When she has grown into a teenager, and her family has moved away from Mörk, she realises that what has happened throughout her childhood is wrong. But still she takes the blame, and the shame of her experiences upon herself. After all, she seems to be the only girl in the family that this has happened to.
Gudbjorg emerges into womanhood accompanied by the ghost of Grandpa’s abuse. Every time she wants to say anything, the ghost tightens its hand over her mouth and she remains dumb. It’s not until she takes a new job as Principle of a Reykjavik primary school that she accepts she needs to get help.
It’s Gudbjorg’s daughter, Thora Karitas Arnadottir, who has taken her mother’s true story and brought it out into the light. Weaving together fact, fiction and poetic prose, her resulting testament bears all the magic of a fairy tale. A fairy tale incorporating endurance and survival, violence and tenderness and the heroism of a character who refuses to be crushed by the monster at the bottom of the Black Hole.
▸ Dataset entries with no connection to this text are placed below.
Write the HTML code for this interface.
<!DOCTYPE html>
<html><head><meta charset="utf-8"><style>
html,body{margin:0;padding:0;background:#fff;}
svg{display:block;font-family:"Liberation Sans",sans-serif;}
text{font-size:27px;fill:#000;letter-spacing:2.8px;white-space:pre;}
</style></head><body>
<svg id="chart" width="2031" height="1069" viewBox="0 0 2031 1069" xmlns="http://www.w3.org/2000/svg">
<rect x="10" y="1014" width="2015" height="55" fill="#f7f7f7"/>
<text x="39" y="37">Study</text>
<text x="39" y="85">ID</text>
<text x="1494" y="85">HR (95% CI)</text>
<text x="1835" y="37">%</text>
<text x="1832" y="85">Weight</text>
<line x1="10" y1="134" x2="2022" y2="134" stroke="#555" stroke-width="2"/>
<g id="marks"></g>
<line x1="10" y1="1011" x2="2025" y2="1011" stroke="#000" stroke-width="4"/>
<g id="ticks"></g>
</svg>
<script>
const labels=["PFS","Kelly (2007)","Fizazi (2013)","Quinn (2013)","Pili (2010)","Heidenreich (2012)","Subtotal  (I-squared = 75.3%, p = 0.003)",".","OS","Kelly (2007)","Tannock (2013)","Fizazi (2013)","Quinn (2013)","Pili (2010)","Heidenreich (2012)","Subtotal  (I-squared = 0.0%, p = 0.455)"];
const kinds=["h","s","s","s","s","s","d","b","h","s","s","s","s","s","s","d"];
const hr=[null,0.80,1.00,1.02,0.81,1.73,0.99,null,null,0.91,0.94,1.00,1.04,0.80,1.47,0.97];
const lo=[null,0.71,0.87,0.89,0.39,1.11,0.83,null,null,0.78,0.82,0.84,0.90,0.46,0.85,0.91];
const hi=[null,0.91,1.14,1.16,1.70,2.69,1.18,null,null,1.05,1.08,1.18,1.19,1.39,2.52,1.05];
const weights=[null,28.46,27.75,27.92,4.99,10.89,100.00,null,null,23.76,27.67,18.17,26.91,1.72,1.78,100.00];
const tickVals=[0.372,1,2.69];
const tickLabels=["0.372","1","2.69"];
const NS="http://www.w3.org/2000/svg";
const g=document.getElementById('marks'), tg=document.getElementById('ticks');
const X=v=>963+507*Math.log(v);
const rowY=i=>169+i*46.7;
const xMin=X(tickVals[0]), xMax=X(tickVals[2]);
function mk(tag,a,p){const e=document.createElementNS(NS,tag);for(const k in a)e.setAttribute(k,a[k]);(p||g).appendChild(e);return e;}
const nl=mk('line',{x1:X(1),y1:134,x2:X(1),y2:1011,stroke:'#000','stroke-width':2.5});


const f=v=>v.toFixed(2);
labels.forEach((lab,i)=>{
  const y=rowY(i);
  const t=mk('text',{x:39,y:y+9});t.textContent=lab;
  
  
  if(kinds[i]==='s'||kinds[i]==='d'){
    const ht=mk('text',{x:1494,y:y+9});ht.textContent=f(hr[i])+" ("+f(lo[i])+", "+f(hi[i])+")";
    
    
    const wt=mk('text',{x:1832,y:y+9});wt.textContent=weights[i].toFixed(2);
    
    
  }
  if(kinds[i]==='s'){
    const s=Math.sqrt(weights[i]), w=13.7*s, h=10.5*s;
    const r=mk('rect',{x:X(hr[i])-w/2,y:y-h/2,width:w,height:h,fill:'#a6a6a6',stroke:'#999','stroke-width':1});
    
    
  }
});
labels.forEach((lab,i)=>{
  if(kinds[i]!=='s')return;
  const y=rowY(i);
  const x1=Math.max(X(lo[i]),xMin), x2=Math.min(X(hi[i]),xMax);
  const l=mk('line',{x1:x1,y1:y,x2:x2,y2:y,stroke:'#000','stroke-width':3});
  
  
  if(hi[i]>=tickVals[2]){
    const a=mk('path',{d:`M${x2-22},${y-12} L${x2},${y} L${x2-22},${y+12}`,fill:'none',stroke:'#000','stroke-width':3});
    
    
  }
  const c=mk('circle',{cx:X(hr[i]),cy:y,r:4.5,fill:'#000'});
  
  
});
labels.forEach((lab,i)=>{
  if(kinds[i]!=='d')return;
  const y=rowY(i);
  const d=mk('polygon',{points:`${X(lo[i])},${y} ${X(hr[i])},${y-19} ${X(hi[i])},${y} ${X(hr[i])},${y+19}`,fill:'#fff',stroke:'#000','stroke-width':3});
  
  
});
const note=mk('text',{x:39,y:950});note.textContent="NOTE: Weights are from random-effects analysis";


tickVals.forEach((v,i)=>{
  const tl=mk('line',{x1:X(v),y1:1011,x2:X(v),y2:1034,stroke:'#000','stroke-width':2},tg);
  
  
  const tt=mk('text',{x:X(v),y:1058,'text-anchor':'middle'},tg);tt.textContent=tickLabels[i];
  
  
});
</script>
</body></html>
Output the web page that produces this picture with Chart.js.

Despite the darkness at the heart of Gudbjorg’s story, Thora Karitas has created a compelling narrative nonfiction account of life in Iceland from the time of her great-great-grandparents, right into the present. A story full of rural charm and ancestral memories, often encapsulated in the familial objects Gudbjorg has collected around her – each opening a window into the past and placing us in a particular moment – bringing back into sharp focus members of her family and ways of life that have long passed.